→ Your instructions
Pictures stay out of the copy; restate everything else in the material exactly.

→ Dataset excerpt
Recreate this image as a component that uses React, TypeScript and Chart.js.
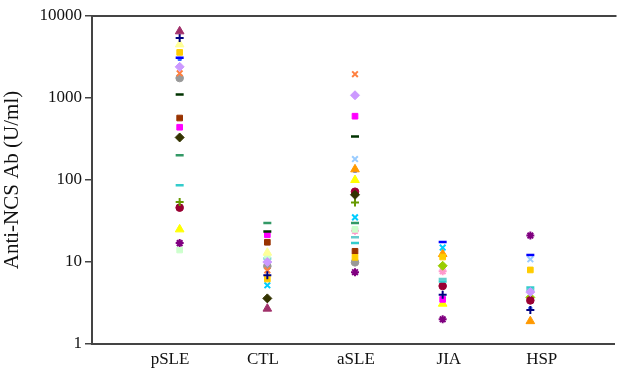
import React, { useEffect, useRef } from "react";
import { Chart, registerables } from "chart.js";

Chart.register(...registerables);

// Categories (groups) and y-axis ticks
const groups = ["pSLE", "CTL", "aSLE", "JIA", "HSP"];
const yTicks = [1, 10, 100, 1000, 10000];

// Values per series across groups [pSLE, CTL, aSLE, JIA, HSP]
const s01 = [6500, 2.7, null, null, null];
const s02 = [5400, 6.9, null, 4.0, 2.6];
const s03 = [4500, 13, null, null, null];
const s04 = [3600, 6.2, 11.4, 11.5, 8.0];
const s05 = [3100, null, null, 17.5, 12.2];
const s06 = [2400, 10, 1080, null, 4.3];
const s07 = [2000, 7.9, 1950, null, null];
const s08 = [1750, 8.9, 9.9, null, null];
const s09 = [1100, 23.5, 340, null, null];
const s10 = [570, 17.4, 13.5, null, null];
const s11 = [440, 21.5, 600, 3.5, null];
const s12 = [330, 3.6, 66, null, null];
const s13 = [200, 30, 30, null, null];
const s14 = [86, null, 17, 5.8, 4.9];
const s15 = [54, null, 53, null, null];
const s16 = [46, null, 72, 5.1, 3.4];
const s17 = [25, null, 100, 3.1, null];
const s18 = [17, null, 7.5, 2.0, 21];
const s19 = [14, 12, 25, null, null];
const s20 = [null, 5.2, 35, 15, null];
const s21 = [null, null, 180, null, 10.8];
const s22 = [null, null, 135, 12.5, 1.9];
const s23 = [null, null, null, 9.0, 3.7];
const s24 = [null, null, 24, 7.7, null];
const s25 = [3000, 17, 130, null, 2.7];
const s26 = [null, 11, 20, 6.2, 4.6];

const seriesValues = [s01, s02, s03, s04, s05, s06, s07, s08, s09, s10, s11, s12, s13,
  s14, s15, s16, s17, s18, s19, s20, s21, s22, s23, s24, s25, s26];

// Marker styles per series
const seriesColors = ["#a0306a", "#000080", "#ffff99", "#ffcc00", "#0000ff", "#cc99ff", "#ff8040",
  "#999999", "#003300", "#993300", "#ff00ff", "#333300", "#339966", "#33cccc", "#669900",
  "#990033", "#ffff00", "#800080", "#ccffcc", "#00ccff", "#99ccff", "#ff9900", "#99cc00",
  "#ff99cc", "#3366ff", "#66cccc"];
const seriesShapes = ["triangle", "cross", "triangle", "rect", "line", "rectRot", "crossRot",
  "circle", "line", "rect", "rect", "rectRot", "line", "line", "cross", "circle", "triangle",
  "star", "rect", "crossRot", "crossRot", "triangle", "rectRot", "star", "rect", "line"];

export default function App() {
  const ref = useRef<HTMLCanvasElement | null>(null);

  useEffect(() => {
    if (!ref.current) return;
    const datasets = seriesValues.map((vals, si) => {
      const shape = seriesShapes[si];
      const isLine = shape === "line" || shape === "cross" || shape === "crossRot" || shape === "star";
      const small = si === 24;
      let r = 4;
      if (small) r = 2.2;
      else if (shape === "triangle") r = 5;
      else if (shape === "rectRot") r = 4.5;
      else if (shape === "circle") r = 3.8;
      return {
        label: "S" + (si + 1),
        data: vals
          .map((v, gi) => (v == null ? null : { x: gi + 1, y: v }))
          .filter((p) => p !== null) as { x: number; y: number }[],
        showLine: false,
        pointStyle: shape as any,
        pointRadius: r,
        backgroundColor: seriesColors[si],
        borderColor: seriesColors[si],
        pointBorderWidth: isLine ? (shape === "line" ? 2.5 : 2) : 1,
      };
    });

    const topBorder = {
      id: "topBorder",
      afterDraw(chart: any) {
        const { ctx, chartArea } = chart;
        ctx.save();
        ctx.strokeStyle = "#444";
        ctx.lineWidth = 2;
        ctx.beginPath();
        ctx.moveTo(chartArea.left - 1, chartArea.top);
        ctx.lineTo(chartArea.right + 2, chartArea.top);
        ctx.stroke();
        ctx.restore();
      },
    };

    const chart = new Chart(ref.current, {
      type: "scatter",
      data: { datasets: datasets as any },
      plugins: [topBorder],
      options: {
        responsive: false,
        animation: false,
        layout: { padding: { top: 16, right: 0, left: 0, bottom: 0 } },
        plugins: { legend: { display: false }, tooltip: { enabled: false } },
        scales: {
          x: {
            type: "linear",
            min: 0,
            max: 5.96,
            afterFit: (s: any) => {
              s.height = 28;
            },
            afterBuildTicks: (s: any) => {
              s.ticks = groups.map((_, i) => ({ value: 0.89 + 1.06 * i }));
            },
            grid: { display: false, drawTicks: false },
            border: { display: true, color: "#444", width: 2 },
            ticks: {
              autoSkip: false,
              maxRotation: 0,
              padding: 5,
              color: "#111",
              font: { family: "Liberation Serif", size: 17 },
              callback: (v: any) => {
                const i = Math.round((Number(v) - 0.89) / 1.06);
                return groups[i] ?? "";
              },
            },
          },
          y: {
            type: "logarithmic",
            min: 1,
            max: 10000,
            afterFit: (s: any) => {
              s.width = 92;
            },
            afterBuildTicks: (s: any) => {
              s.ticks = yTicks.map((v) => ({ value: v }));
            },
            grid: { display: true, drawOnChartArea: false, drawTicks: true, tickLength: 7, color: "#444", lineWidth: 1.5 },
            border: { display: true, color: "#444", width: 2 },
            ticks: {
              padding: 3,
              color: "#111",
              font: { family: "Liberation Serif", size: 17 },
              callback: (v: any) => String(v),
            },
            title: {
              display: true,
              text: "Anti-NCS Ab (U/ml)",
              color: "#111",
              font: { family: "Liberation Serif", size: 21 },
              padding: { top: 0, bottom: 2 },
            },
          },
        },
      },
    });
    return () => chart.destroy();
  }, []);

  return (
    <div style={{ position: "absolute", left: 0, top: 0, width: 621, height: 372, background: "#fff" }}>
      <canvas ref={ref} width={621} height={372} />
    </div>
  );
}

→ Response
Recreate this image as a component that uses React, TypeScript and Chart.js.
import React, { useEffect, useRef } from "react";
import { Chart, registerables } from "chart.js";

Chart.register(...registerables);

// Categories (groups) and y-axis ticks
const groups = ["pSLE", "CTL", "aSLE", "JIA", "HSP"];
const yTicks = [1, 10, 100, 1000, 10000];

// Values per series across groups [pSLE, CTL, aSLE, JIA, HSP]
const s01 = [6500, 2.7, null, null, null];
const s02 = [5400, 6.9, null, 4.0, 2.6];
const s03 = [4500, 13, null, null, null];
const s04 = [3600, 6.2, 11.4, 11.5, 8.0];
const s05 = [3100, null, null, 17.5, 12.2];
const s06 = [2400, 10, 1080, null, 4.3];
const s07 = [2000, 7.9, 1950, null, null];
const s08 = [1750, 8.9, 9.9, null, null];
const s09 = [1100, 23.5, 340, null, null];
const s10 = [570, 17.4, 13.5, null, null];
const s11 = [440, 21.5, 600, 3.5, null];
const s12 = [330, 3.6, 66, null, null];
const s13 = [200, 30, 30, null, null];
const s14 = [86, null, 17, 5.8, 4.9];
const s15 = [54, null, 53, null, null];
const s16 = [46, null, 72, 5.1, 3.4];
const s17 = [25, null, 100, 3.1, null];
const s18 = [17, null, 7.5, 2.0, 21];
const s19 = [14, 12, 25, null, null];
const s20 = [null, 5.2, 35, 15, null];
const s21 = [null, null, 180, null, 10.8];
const s22 = [null, null, 135, 12.5, 1.9];
const s23 = [null, null, null, 9.0, 3.7];
const s24 = [null, null, 24, 7.7, null];
const s25 = [3000, 17, 130, null, 2.7];
const s26 = [null, 11, 20, 6.2, 4.6];

const seriesValues = [s01, s02, s03, s04, s05, s06, s07, s08, s09, s10, s11, s12, s13,
  s14, s15, s16, s17, s18, s19, s20, s21, s22, s23, s24, s25, s26];

// Marker styles per series
const seriesColors = ["#a0306a", "#000080", "#ffff99", "#ffcc00", "#0000ff", "#cc99ff", "#ff8040",
  "#999999", "#003300", "#993300", "#ff00ff", "#333300", "#339966", "#33cccc", "#669900",
  "#990033", "#ffff00", "#800080", "#ccffcc", "#00ccff", "#99ccff", "#ff9900", "#99cc00",
  "#ff99cc", "#3366ff", "#66cccc"];
const seriesShapes = ["triangle", "cross", "triangle", "rect", "line", "rectRot", "crossRot",
  "circle", "line", "rect", "rect", "rectRot", "line", "line", "cross", "circle", "triangle",
  "star", "rect", "crossRot", "crossRot", "triangle", "rectRot", "star", "rect", "line"];

export default function App() {
  const ref = useRef<HTMLCanvasElement | null>(null);

  useEffect(() => {
    if (!ref.current) return;
    const datasets = seriesValues.map((vals, si) => {
      const shape = seriesShapes[si];
      const isLine = shape === "line" || shape === "cross" || shape === "crossRot" || shape === "star";
      const small = si === 24;
      let r = 4;
      if (small) r = 2.2;
      else if (shape === "triangle") r = 5;
      else if (shape === "rectRot") r = 4.5;
      else if (shape === "circle") r = 3.8;
      return {
        label: "S" + (si + 1),
        data: vals
          .map((v, gi) => (v == null ? null : { x: gi + 1, y: v }))
          .filter((p) => p !== null) as { x: number; y: number }[],
        showLine: false,
        pointStyle: shape as any,
        pointRadius: r,
        backgroundColor: seriesColors[si],
        borderColor: seriesColors[si],
        pointBorderWidth: isLine ? (shape === "line" ? 2.5 : 2) : 1,
      };
    });

    const topBorder = {
      id: "topBorder",
      afterDraw(chart: any) {
        const { ctx, chartArea } = chart;
        ctx.save();
        ctx.strokeStyle = "#444";
        ctx.lineWidth = 2;
        ctx.beginPath();
        ctx.moveTo(chartArea.left - 1, chartArea.top);
        ctx.lineTo(chartArea.right + 2, chartArea.top);
        ctx.stroke();
        ctx.restore();
      },
    };

    const chart = new Chart(ref.current, {
      type: "scatter",
      data: { datasets: datasets as any },
      plugins: [topBorder],
      options: {
        responsive: false,
        animation: false,
        layout: { padding: { top: 16, right: 0, left: 0, bottom: 0 } },
        plugins: { legend: { display: false }, tooltip: { enabled: false } },
        scales: {
          x: {
            type: "linear",
            min: 0,
            max: 5.96,
            afterFit: (s: any) => {
              s.height = 28;
            },
            afterBuildTicks: (s: any) => {
              s.ticks = groups.map((_, i) => ({ value: 0.89 + 1.06 * i }));
            },
            grid: { display: false, drawTicks: false },
            border: { display: true, color: "#444", width: 2 },
            ticks: {
              autoSkip: false,
              maxRotation: 0,
              padding: 5,
              color: "#111",
              font: { family: "Liberation Serif", size: 17 },
              callback: (v: any) => {
                const i = Math.round((Number(v) - 0.89) / 1.06);
                return groups[i] ?? "";
              },
            },
          },
          y: {
            type: "logarithmic",
            min: 1,
            max: 10000,
            afterFit: (s: any) => {
              s.width = 92;
            },
            afterBuildTicks: (s: any) => {
              s.ticks = yTicks.map((v) => ({ value: v }));
            },
            grid: { display: true, drawOnChartArea: false, drawTicks: true, tickLength: 7, color: "#444", lineWidth: 1.5 },
            border: { display: true, color: "#444", width: 2 },
            ticks: {
              padding: 3,
              color: "#111",
              font: { family: "Liberation Serif", size: 17 },
              callback: (v: any) => String(v),
            },
            title: {
              display: true,
              text: "Anti-NCS Ab (U/ml)",
              color: "#111",
              font: { family: "Liberation Serif", size: 21 },
              padding: { top: 0, bottom: 2 },
            },
          },
        },
      },
    });
    return () => chart.destroy();
  }, []);

  return (
    <div style={{ position: "absolute", left: 0, top: 0, width: 621, height: 372, background: "#fff" }}>
      <canvas ref={ref} width={621} height={372} />
    </div>
  );
}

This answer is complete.